The British Pop artist Derek Boshier, who was born in Portsmouth in 1937, died on 5 September at his home in Los Angeles. He was 87. The galleries that represented and showed his work—including Gazelli Art House in London, Night Gallery in Los Angeles and Garth Greenan in New York—confirmed the news of his death.
Boshier gained international renown for album cover designs for musicians such as David Bowie and The Clash, but during a restless career that continued until the time of his death he moved between painting, drawing, photography, film and video, assemblage and installation. Like the work of the slightly older British Pop artist, Richard Hamilton, Boshier’s early paintings were satiric and looked at US military power and consumer culture that featured cowboys, toothbrushes on striped toothpaste, the atomic bomb and the Pepsi logo as a landscape’s sun. (American Pop art by the likes of Andy Warhol, Roy Lichtenstein and James Rosenquist, in contrast, tended to be more deadpan.)
“My work has always been about pop culture,” Boshier said in a 2017 interview with Art Zealous. “I did my first Pop art painting in 1961. It was very small and called Situation in Cuba (it’s now in a museum in Havana). It’s the Cuban flag with the American flag eating into it and it was a response to JFK’s Bay of Pigs. My work from the 1970s became overtly political because I gave up painting for 13 years; I didn’t think it could describe what I was feeling at the time, as I was so involved with left-wing politics.”
Even during the last 30 years of Boshier’s life, when he made Los Angeles his permanent home, concerns about police brutality, gun control and the growth of the far right in the US, as well as the country’s consumerism, continued to be prominent subjects of his artwork.
Boshier was the subject of two recent exhibition, one of which—Strange Lands, which took place this past spring at Los Angeles’s Night Gallery—was a science fiction-inflected show of paintings that mixed extraterrestrial aliens, demons, zombies and centaurs, often in battle, with the sky blackened by bombers and helicopters. It was the artist’s fourth show with Night Gallery since beginning to work with the gallery in 2013.
“It was inspiring to work with an artist who was so unwavering in his visual language while remaining intellectually fresh and never ceasing to surprise his audience,” Davida Nemeroff, Night Gallery’s owner, says. “He had the ability to examine and dissect popular culture over his lifetime, which made his work constantly relevant and poignant, while always bringing his unapologetic sense of humour to his work.”
A concurrent online exhibition with Garth Greenan Gallery, Drawn From Life, brought together a selection of Boshier’s drawings from 1962 to 2020.
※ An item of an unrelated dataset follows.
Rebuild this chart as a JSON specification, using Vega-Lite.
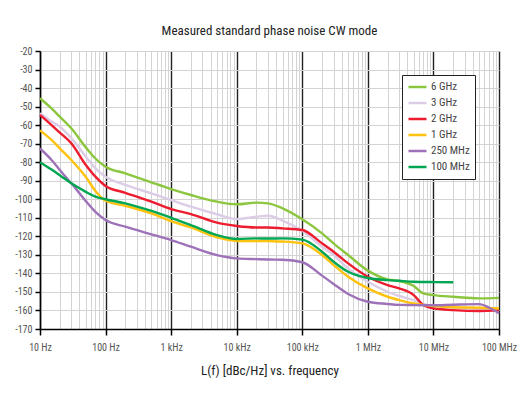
{
  "$schema": "https://vega.github.io/schema/vega-lite/v6.json",
  "width": 459,
  "height": 278,
  "autosize": {"type": "none"},
  "padding": {"left": 40, "top": 51, "right": 31, "bottom": 65},
  "background": "white",
  "config": {
    "view": {"stroke": null},
    "font": "Liberation Sans Narrow, Roboto Condensed, Arial Narrow, Roboto, Liberation Sans, sans-serif"
  },
  "title": {
    "text": "Measured standard phase noise CW mode",
    "fontSize": 13,
    "fontWeight": "normal",
    "color": "#222",
    "offset": 8
  },
  "datasets": {
    "noise": [
      {"f": 10, "s": "6 GHz", "v": -45.5}, {"f": 15, "s": "6 GHz", "v": -51}, {"f": 20, "s": "6 GHz", "v": -55.4}, {"f": 30, "s": "6 GHz", "v": -61.7}, {"f": 50, "s": "6 GHz", "v": -72}, {"f": 70, "s": "6 GHz", "v": -78}, {"f": 100, "s": "6 GHz", "v": -82.4}, {"f": 200, "s": "6 GHz", "v": -86}, {"f": 500, "s": "6 GHz", "v": -90.9}, {"f": 1000, "s": "6 GHz", "v": -94.5}, {"f": 2000, "s": "6 GHz", "v": -97.7}, {"f": 5000, "s": "6 GHz", "v": -101.3}, {"f": 10000, "s": "6 GHz", "v": -102.7}, {"f": 20000, "s": "6 GHz", "v": -101.8}, {"f": 30000, "s": "6 GHz", "v": -102.2}, {"f": 50000, "s": "6 GHz", "v": -104.9}, {"f": 100000, "s": "6 GHz", "v": -110.8}, {"f": 200000, "s": "6 GHz", "v": -118.4}, {"f": 300000, "s": "6 GHz", "v": -123.8}, {"f": 500000, "s": "6 GHz", "v": -130.1}, {"f": 1000000, "s": "6 GHz", "v": -138.5}, {"f": 2000000, "s": "6 GHz", "v": -143.2}, {"f": 3000000, "s": "6 GHz", "v": -144.1}, {"f": 5000000, "s": "6 GHz", "v": -146.8}, {"f": 7000000, "s": "6 GHz", "v": -150.8}, {"f": 10000000, "s": "6 GHz", "v": -151.7}, {"f": 20000000, "s": "6 GHz", "v": -152.6}, {"f": 50000000, "s": "6 GHz", "v": -153.5}, {"f": 100000000, "s": "6 GHz", "v": -153.2},

      {"f": 10, "s": "3 GHz", "v": -53.6}, {"f": 15, "s": "3 GHz", "v": -58}, {"f": 20, "s": "3 GHz", "v": -60.8}, {"f": 30, "s": "3 GHz", "v": -67}, {"f": 50, "s": "3 GHz", "v": -77}, {"f": 70, "s": "3 GHz", "v": -83.3}, {"f": 100, "s": "3 GHz", "v": -87.8}, {"f": 200, "s": "3 GHz", "v": -92.3}, {"f": 500, "s": "3 GHz", "v": -96.8}, {"f": 1000, "s": "3 GHz", "v": -100.4}, {"f": 2000, "s": "3 GHz", "v": -104}, {"f": 5000, "s": "3 GHz", "v": -108.1}, {"f": 10000, "s": "3 GHz", "v": -110.7}, {"f": 20000, "s": "3 GHz", "v": -109.4}, {"f": 30000, "s": "3 GHz", "v": -108.9}, {"f": 50000, "s": "3 GHz", "v": -111.5}, {"f": 100000, "s": "3 GHz", "v": -117}, {"f": 200000, "s": "3 GHz", "v": -125.6}, {"f": 300000, "s": "3 GHz", "v": -130.1}, {"f": 500000, "s": "3 GHz", "v": -137.3}, {"f": 1000000, "s": "3 GHz", "v": -144.5}, {"f": 2000000, "s": "3 GHz", "v": -149.9}, {"f": 3000000, "s": "3 GHz", "v": -152.2}, {"f": 5000000, "s": "3 GHz", "v": -154.4}, {"f": 7000000, "s": "3 GHz", "v": -156.5}, {"f": 10000000, "s": "3 GHz", "v": -157.6}, {"f": 20000000, "s": "3 GHz", "v": -158.5}, {"f": 50000000, "s": "3 GHz", "v": -159}, {"f": 100000000, "s": "3 GHz", "v": -159.5},

      {"f": 10, "s": "2 GHz", "v": -54.5}, {"f": 15, "s": "2 GHz", "v": -60}, {"f": 20, "s": "2 GHz", "v": -64}, {"f": 30, "s": "2 GHz", "v": -69.8}, {"f": 50, "s": "2 GHz", "v": -81.5}, {"f": 70, "s": "2 GHz", "v": -87.8}, {"f": 100, "s": "2 GHz", "v": -92.8}, {"f": 200, "s": "2 GHz", "v": -96.5}, {"f": 500, "s": "2 GHz", "v": -101.3}, {"f": 1000, "s": "2 GHz", "v": -105.3}, {"f": 2000, "s": "2 GHz", "v": -108}, {"f": 5000, "s": "2 GHz", "v": -112.6}, {"f": 10000, "s": "2 GHz", "v": -114.4}, {"f": 20000, "s": "2 GHz", "v": -115.2}, {"f": 30000, "s": "2 GHz", "v": -115.2}, {"f": 50000, "s": "2 GHz", "v": -115.7}, {"f": 100000, "s": "2 GHz", "v": -116.6}, {"f": 200000, "s": "2 GHz", "v": -123.8}, {"f": 300000, "s": "2 GHz", "v": -128.3}, {"f": 500000, "s": "2 GHz", "v": -134.6}, {"f": 1000000, "s": "2 GHz", "v": -141.8}, {"f": 2000000, "s": "2 GHz", "v": -146.3}, {"f": 3000000, "s": "2 GHz", "v": -148.1}, {"f": 5000000, "s": "2 GHz", "v": -151.7}, {"f": 7000000, "s": "2 GHz", "v": -157.1}, {"f": 10000000, "s": "2 GHz", "v": -158.9}, {"f": 20000000, "s": "2 GHz", "v": -159.8}, {"f": 50000000, "s": "2 GHz", "v": -160.3}, {"f": 100000000, "s": "2 GHz", "v": -159.8},

      {"f": 10, "s": "1 GHz", "v": -62.8}, {"f": 15, "s": "1 GHz", "v": -68}, {"f": 20, "s": "1 GHz", "v": -72.5}, {"f": 30, "s": "1 GHz", "v": -78.8}, {"f": 50, "s": "1 GHz", "v": -88}, {"f": 70, "s": "1 GHz", "v": -95.5}, {"f": 100, "s": "1 GHz", "v": -100.8}, {"f": 200, "s": "1 GHz", "v": -103.5}, {"f": 500, "s": "1 GHz", "v": -107.6}, {"f": 1000, "s": "1 GHz", "v": -111.8}, {"f": 2000, "s": "1 GHz", "v": -115.2}, {"f": 5000, "s": "1 GHz", "v": -120.5}, {"f": 10000, "s": "1 GHz", "v": -122.5}, {"f": 20000, "s": "1 GHz", "v": -122.5}, {"f": 30000, "s": "1 GHz", "v": -122.6}, {"f": 50000, "s": "1 GHz", "v": -122.8}, {"f": 100000, "s": "1 GHz", "v": -123.8}, {"f": 200000, "s": "1 GHz", "v": -130.1}, {"f": 300000, "s": "1 GHz", "v": -135.5}, {"f": 500000, "s": "1 GHz", "v": -141.8}, {"f": 1000000, "s": "1 GHz", "v": -148.1}, {"f": 2000000, "s": "1 GHz", "v": -152.6}, {"f": 3000000, "s": "1 GHz", "v": -154.4}, {"f": 5000000, "s": "1 GHz", "v": -156.2}, {"f": 7000000, "s": "1 GHz", "v": -157}, {"f": 10000000, "s": "1 GHz", "v": -157.6}, {"f": 20000000, "s": "1 GHz", "v": -158.3}, {"f": 50000000, "s": "1 GHz", "v": -158.5}, {"f": 100000000, "s": "1 GHz", "v": -158.9},

      {"f": 10, "s": "250 MHz", "v": -72.6}, {"f": 15, "s": "250 MHz", "v": -78.8}, {"f": 20, "s": "250 MHz", "v": -84.2}, {"f": 30, "s": "250 MHz", "v": -91.4}, {"f": 50, "s": "250 MHz", "v": -101}, {"f": 70, "s": "250 MHz", "v": -106.8}, {"f": 100, "s": "250 MHz", "v": -111.2}, {"f": 200, "s": "250 MHz", "v": -114.8}, {"f": 500, "s": "250 MHz", "v": -118.9}, {"f": 1000, "s": "250 MHz", "v": -122}, {"f": 2000, "s": "250 MHz", "v": -125.6}, {"f": 5000, "s": "250 MHz", "v": -130.1}, {"f": 10000, "s": "250 MHz", "v": -131.9}, {"f": 20000, "s": "250 MHz", "v": -132.3}, {"f": 30000, "s": "250 MHz", "v": -132.5}, {"f": 50000, "s": "250 MHz", "v": -132.6}, {"f": 100000, "s": "250 MHz", "v": -134}, {"f": 200000, "s": "250 MHz", "v": -141.2}, {"f": 300000, "s": "250 MHz", "v": -145.7}, {"f": 500000, "s": "250 MHz", "v": -151.1}, {"f": 1000000, "s": "250 MHz", "v": -155.3}, {"f": 2000000, "s": "250 MHz", "v": -156.5}, {"f": 3000000, "s": "250 MHz", "v": -157}, {"f": 5000000, "s": "250 MHz", "v": -157.1}, {"f": 10000000, "s": "250 MHz", "v": -157.2}, {"f": 20000000, "s": "250 MHz", "v": -156.9}, {"f": 50000000, "s": "250 MHz", "v": -156.6}, {"f": 70000000, "s": "250 MHz", "v": -158.4}, {"f": 100000000, "s": "250 MHz", "v": -161.5},

      {"f": 10, "s": "100 MHz", "v": -80}, {"f": 15, "s": "100 MHz", "v": -84}, {"f": 20, "s": "100 MHz", "v": -87}, {"f": 30, "s": "100 MHz", "v": -91.4}, {"f": 50, "s": "100 MHz", "v": -96}, {"f": 70, "s": "100 MHz", "v": -98.6}, {"f": 100, "s": "100 MHz", "v": -100}, {"f": 200, "s": "100 MHz", "v": -102.2}, {"f": 500, "s": "100 MHz", "v": -106.3}, {"f": 1000, "s": "100 MHz", "v": -110}, {"f": 2000, "s": "100 MHz", "v": -113.9}, {"f": 5000, "s": "100 MHz", "v": -119.3}, {"f": 10000, "s": "100 MHz", "v": -121.4}, {"f": 20000, "s": "100 MHz", "v": -121.1}, {"f": 30000, "s": "100 MHz", "v": -121.2}, {"f": 50000, "s": "100 MHz", "v": -121.1}, {"f": 100000, "s": "100 MHz", "v": -121.8}, {"f": 200000, "s": "100 MHz", "v": -128.3}, {"f": 300000, "s": "100 MHz", "v": -133.7}, {"f": 500000, "s": "100 MHz", "v": -139.1}, {"f": 1000000, "s": "100 MHz", "v": -142.5}, {"f": 2000000, "s": "100 MHz", "v": -143.6}, {"f": 3000000, "s": "100 MHz", "v": -144}, {"f": 5000000, "s": "100 MHz", "v": -144.5}, {"f": 10000000, "s": "100 MHz", "v": -144.7}, {"f": 20000000, "s": "100 MHz", "v": -144.8}
    ]
  },
  "data": {"name": "noise"},
  "mark": {"type": "line", "strokeWidth": 2.4, "interpolate": "monotone"},
  "encoding": {
    "x": {
      "field": "f",
      "type": "quantitative",
      "scale": {"type": "log", "domain": [10, 100000000], "nice": false},
      "axis": {
        "title": "L(f) [dBc/Hz] vs. frequency",
        "titleFontSize": 13,
        "titleFontWeight": "normal",
        "titleColor": "#222",
        "titlePadding": 12,
        "values": [10, 20, 30, 40, 50, 60, 70, 80, 90, 100, 200, 300, 400, 500, 600, 700, 800, 900, 1000, 2000, 3000, 4000, 5000, 6000, 7000, 8000, 9000, 10000, 20000, 30000, 40000, 50000, 60000, 70000, 80000, 90000, 100000, 200000, 300000, 400000, 500000, 600000, 700000, 800000, 900000, 1000000, 2000000, 3000000, 4000000, 5000000, 6000000, 7000000, 8000000, 9000000, 10000000, 20000000, 30000000, 40000000, 50000000, 60000000, 70000000, 80000000, 90000000, 100000000],
        "labelExpr": "datum.value == 10 ? '10 Hz' : datum.value == 100 ? '100 Hz' : datum.value == 1000 ? '1 kHz' : datum.value == 10000 ? '10 kHz' : datum.value == 100000 ? '100 kHz' : datum.value == 1000000 ? '1 MHz' : datum.value == 10000000 ? '10 MHz' : datum.value == 100000000 ? '100 MHz' : ''",
        "labelFlush": false,
        "labelOverlap": false,
        "labelColor": "#555",
        "labelFontSize": 10,
        "labelPadding": 7,
        "grid": true,
        "gridColor": {"condition": {"test": "abs(log(datum.value)/LN10 - round(log(datum.value)/LN10)) < 0.001", "value": "#222"}, "value": "#d3d3d3"},
        "gridWidth": {"condition": {"test": "abs(log(datum.value)/LN10 - round(log(datum.value)/LN10)) < 0.001", "value": 1.4}, "value": 1},
        "tickColor": "#000",
        "tickSize": 6,
        "tickWidth": 1.5,
        "tickOpacity": {"condition": {"test": "abs(log(datum.value)/LN10 - round(log(datum.value)/LN10)) < 0.001", "value": 1}, "value": 0},
        "domainColor": "#000",
        "domainWidth": 1.5
      }
    },
    "y": {
      "field": "v",
      "type": "quantitative",
      "scale": {"domain": [-170, -20], "nice": false, "zero": false},
      "axis": {
        "title": null,
        "values": [-170, -160, -150, -140, -130, -120, -110, -100, -90, -80, -70, -60, -50, -40, -30, -20],
        "labelExpr": "'-' + abs(datum.value)",
        "labelColor": "#555",
        "labelFontSize": 10,
        "labelPadding": 3,
        "grid": true,
        "gridColor": "#d3d3d3",
        "gridWidth": 1,
        "tickColor": "#000",
        "tickSize": 5,
        "tickWidth": 1.5,
        "domainColor": "#000",
        "domainWidth": 1.5
      }
    },
    "color": {
      "field": "s",
      "type": "nominal",
      "scale": {
        "domain": ["6 GHz", "3 GHz", "2 GHz", "1 GHz", "250 MHz", "100 MHz"],
        "range": ["#8cc63f", "#dccde7", "#ed1c2e", "#ffc20e", "#9e72b8", "#00a651"]
      },
      "legend": {
        "title": null,
        "orient": "top-right",
        "offset": 24,
        "strokeColor": "#222",
        "fillColor": "white",
        "padding": 5,
        "symbolType": "stroke",
        "symbolStrokeWidth": 2.5,
        "symbolSize": 324,
        "clipHeight": 14,
        "labelFontSize": 11,
        "labelColor": "#444",
        "rowPadding": 2,
        "labelOffset": 3
      }
    }
  }
}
In 1962, the year he graduated from the Royal Academy of Arts in London, Boshier was included in a BBC documentary Pop Goes the Easel, which identified him and a group of his classmates—including David Hockney, R.B. Kitaj, Frank Bowling, Allen Jones, Peter Blake, Peter Phillips and Pauline Boty—as a leading group of new voices in British Pop art. “The world’s in peril (and it’s not possible to) avoid being in politics, whether one likes it or not,” Boshier told the documentary’s director, Ken Russell, on screen.
An important influence on these and other British artists of the period was Richard Smith (1931-2016), who taught at the Royal Academy and travelled to the US in the late 1950s, bringing back to the UK information about Jasper Johns and other emerging artists who were incorporating popular images into their paintings.
Boshier’s old classmate Peter Phillips, now 85, recalls Boshier fondly. “We shared a flat in London for a while when we were students at the Royal College of Arts,” he says. “When I was the president of the Young Contemporaries 1961 exhibition, Derek was instrumental in helping make the show a success. Of course, that exhibition really catalysed the Pop art movement in England. A year later, we were featured in Ken Russell’s film, Pop Goes the Easel, along with Pauline Boty and Peter Blake. It was a ton of fun.”
Like his former classmate Peter Blake, who co-created the cover image for The Beatles’ Sgt. Pepper's Lonely Hearts Club Band album, Boshier gained worldwide attention for his work with British musical acts, such as his cover art for the David Bowie albums Lodger (1979) and Let’s Dance (1983). The pre-Photoshop photographic image of Bowie on Lodger shows him lying on his back with his nose bent and his legs in a twisted position as though he were Major Tom having fallen back to earth. In 1978, the punk group The Clash included reproductions of the artist’s paintings and drawings in its songbook Give ‘Em Enough Rope.
That connection with The Clash was the outcome of Boshier’s work as a teacher at London’s Central School of Art and Design during the early 1970s, where one of his students was John Mellor, who took on the name Joe Strummer when he formed his band.
- Derek Boshier; born Portsmouth, Hampshire, England, 1937; died Los Angeles, California, US, 5 September 2024.